En eso consiste la querencia. Amad para ser amados, al saber a recuento de la experiencia, que si desaparece un árbol, una flor, un canario, una collareja o un miasma algo nuestro  se desgarra.

No deseo con estas líneas hacer una epístola,  sino recordar cómo las cosas espontáneas y en apariencias pequeñas, nos abren hacia  la trascendencia de nuestros actos más profundos.

¿Por qué  escribí hoy  de libros? Intentaré explicarlo.

En “Cartas desde la Rue Taitbout”, William  Saroyan, después de haber sido un fiero batallador, desea congratularse con los seres más cercanos a él, y así envía misivas a Dios, a un amigo armenio, a su padre y a todos los que le ayudaron de una forma u otra a forjar su carácter no siempre acorde con criterios  heredados de sus antepasados.

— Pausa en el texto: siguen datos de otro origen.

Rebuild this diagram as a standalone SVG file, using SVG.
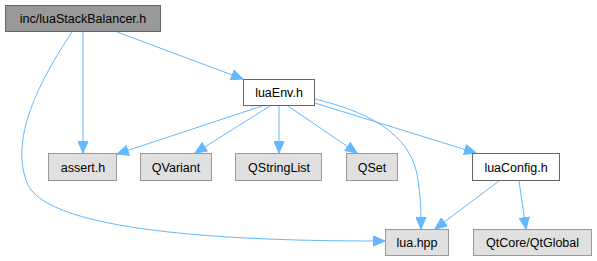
<svg xmlns="http://www.w3.org/2000/svg" width="597" height="261" viewBox="0 0 597 261">
<style>
.n rect{stroke-width:1}
.main rect{fill:#999999;stroke:#666666}
.loc rect{fill:#ffffff;stroke:#666666}
.ext rect{fill:#e0e0e0;stroke:#999999}
text{font-family:"Liberation Sans",Arial,sans-serif;font-size:12.5px;fill:#000000;text-anchor:middle}
.e path{fill:none;stroke:#63b8ff;stroke-width:1}
</style>
<defs>
<marker id="ah" markerUnits="userSpaceOnUse" markerWidth="13" markerHeight="11" refX="12" refY="5.5" orient="auto" viewBox="0 0 13 11">
<path d="M0.5,0.5 L12,5.5 L0.5,10.5 Z" fill="#63b8ff" stroke="#63b8ff"/>
</marker>
</defs>
<g id="connectors" class="e">
<path d="M83,32 L83,153" marker-end="url(#ah)"/>
<path d="M72,32 C40,80 8,140 28,185 C55,240 300,241 385,241" marker-end="url(#ah)"/>
<path d="M117,32 L243,79" marker-end="url(#ah)"/>
<path d="M262,106 L117,154" marker-end="url(#ah)"/>
<path d="M270,106 L195,153" marker-end="url(#ah)"/>
<path d="M279,106 L279,153" marker-end="url(#ah)"/>
<path d="M288,106 L357,153" marker-end="url(#ah)"/>
<path d="M315,99 C360,110 412,130 418,180 C421,200 421,215 421,229" marker-end="url(#ah)"/>
<path d="M315,103 L476,153" marker-end="url(#ah)"/>
<path d="M499,181 L435,229" marker-end="url(#ah)"/>
<path d="M519,181 L526,229" marker-end="url(#ah)"/>
</g>
<g id="node-inc" class="n main"><rect x="5.5" y="5.5" width="155" height="26"/><text x="83" y="23">inc/luaStackBalancer.h</text></g>
<g id="node-luaEnv" class="n loc"><rect x="243.5" y="79.5" width="71" height="26"/><text x="279" y="97">luaEnv.h</text></g>
<g id="node-assert" class="n ext"><rect x="48.5" y="153.5" width="68" height="27"/><text x="83" y="171.5">assert.h</text></g>
<g id="node-QVariant" class="n ext"><rect x="140.5" y="153.5" width="71" height="27"/><text x="176" y="171.5">QVariant</text></g>
<g id="node-QStringList" class="n ext"><rect x="235.5" y="153.5" width="86" height="27"/><text x="279" y="171.5">QStringList</text></g>
<g id="node-QSet" class="n ext"><rect x="346.5" y="153.5" width="51" height="27"/><text x="372" y="171.5">QSet</text></g>
<g id="node-luaConfig" class="n loc"><rect x="472.5" y="153.5" width="87" height="27"/><text x="516" y="171.5">luaConfig.h</text></g>
<g id="node-luahpp" class="n ext"><rect x="385.5" y="229.5" width="63" height="26"/><text x="417" y="247">lua.hpp</text></g>
<g id="node-QtGlobal" class="n ext"><rect x="473.5" y="229.5" width="118" height="26"/><text x="532.5" y="247">QtCore/QtGlobal</text></g>
</svg>
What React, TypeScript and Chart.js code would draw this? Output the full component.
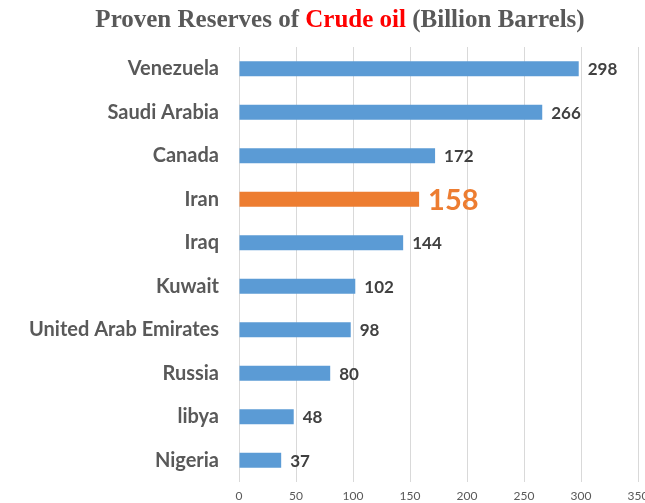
import React, { useEffect, useRef } from "react";
import { Chart, registerables } from "chart.js";

Chart.register(...registerables);

const countries = [
  "Venezuela",
  "Saudi Arabia",
  "Canada",
  "Iran",
  "Iraq",
  "Kuwait",
  "United Arab Emirates",
  "Russia",
  "libya",
  "Nigeria",
];
const reserves = [298, 266, 172, 158, 144, 102, 98, 80, 48, 37];
const highlighted = "Iran";
const titleParts = [
  { text: "Proven Reserves of ", accent: false },
  { text: "Crude oil", accent: true },
  { text: " (Billion Barrels)", accent: false },
];
const xTicks = [0, 50, 100, 150, 200, 250, 300, 350];

const BLUE = "#5B9BD5";
const ORANGE = "#ED7D31";
const GREY = "#595959";
const DARK = "#404040";
const SANS = "Lato, 'Open Sans', sans-serif";

const titlePlugin = {
  id: "multiTitle",
  afterDraw(chart: any) {
    const ctx = chart.ctx;
    ctx.save();
    ctx.font = "bold 25px 'Liberation Serif', 'Times New Roman', serif";
    ctx.textBaseline = "alphabetic";
    const widths = titleParts.map((p) => ctx.measureText(p.text).width);
    const total = widths.reduce((a, b) => a + b, 0);
    let x = 340 - total / 2;
    titleParts.forEach((p, i) => {
      ctx.fillStyle = p.accent ? "#FF0000" : GREY;
      ctx.textAlign = "left";
      ctx.fillText(p.text, x, 27);
      x += widths[i];
    });
    ctx.restore();
  },
};

const valueLabelPlugin = {
  id: "valueLabels",
  afterDatasetsDraw(chart: any) {
    const ctx = chart.ctx;
    const meta = chart.getDatasetMeta(0);
    ctx.save();
    meta.data.forEach((bar: any, i: number) => {
      const isHi = countries[i] === highlighted;
      ctx.font = isHi ? `bold 29px ${SANS}` : `bold 17px ${SANS}`;
      ctx.fillStyle = isHi ? ORANGE : DARK;
      ctx.textAlign = "left";
      ctx.textBaseline = "middle";
      ctx.fillText(String(reserves[i]), bar.x + 9, bar.y + 1);
    });
    ctx.restore();
  },
};

export default function App() {
  const ref = useRef<HTMLCanvasElement>(null);
  useEffect(() => {
    if (!ref.current) return;
    const chart = new Chart(ref.current, {
      type: "bar",
      data: {
        labels: countries,
        datasets: [
          {
            data: reserves,
            backgroundColor: countries.map((c) => (c === highlighted ? ORANGE : BLUE)),
            categoryPercentage: 1,
            barPercentage: 0.35,
          },
        ],
      },
      options: {
        indexAxis: "y",
        animation: false,
        responsive: false,
        devicePixelRatio: 1,
        layout: { padding: { top: 47, right: 7, left: 0, bottom: 0 } },
        plugins: {
          legend: { display: false },
          title: { display: false },
          tooltip: { enabled: false },
        },
        scales: {
          x: {
            min: 0,
            max: 350,
            afterBuildTicks(axis: any) {
              axis.ticks = xTicks.map((v) => ({ value: v }));
            },
            afterFit(axis: any) {
              axis.height = 21;
              axis.paddingLeft = 0;
              axis.paddingRight = 0;
            },
            grid: { color: "#D9D9D9", drawTicks: false, lineWidth: 1 },
            border: { display: false },
            ticks: {
              padding: 7,
              color: GREY,
              font: { family: SANS, size: 12 },
            },
          },
          y: {
            afterFit(axis: any) {
              axis.width = 239;
              axis.paddingTop = 0;
              axis.paddingBottom = 0;
            },
            grid: { display: false, drawTicks: false },
            border: { display: false },
            ticks: {
              padding: 20,
              color: GREY,
              font: { family: SANS, size: 20, weight: "bold" },
            },
          },
        },
      },
      plugins: [titlePlugin, valueLabelPlugin],
    });
    return () => chart.destroy();
  }, []);
  return (
    <div style={{ position: "absolute", left: 0, top: 0, width: 645, height: 503, background: "#fff" }}>
      <canvas ref={ref} width={645} height={503} />
    </div>
  );
}
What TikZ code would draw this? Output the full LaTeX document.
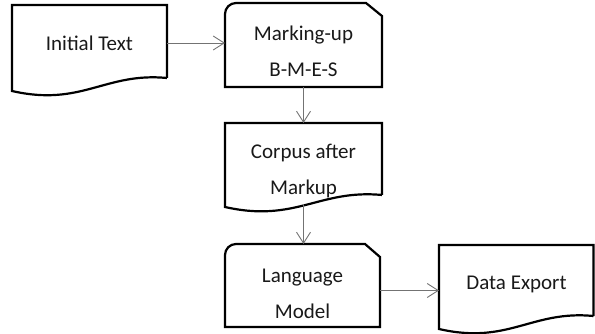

Otra obra hacia  la que sentimos un respeto imponente, son las memorias apócrifas del emperador Adriano creadas en la esplendidez de Marguerite Yourcenar. Esas páginas nos obligan a ver desnuda la soledad del poder y encontrar en las acciones de esos seres excepcionales, y siempre trágicos, la genuina catadura moral de la raza humana.

 Y de eso hablan los libros leídos: narran la realidad  con sus aprensiones, anhelos, pasiones, amor y penas hondas. Es decir: la vida tal como es. Sin bambalinas.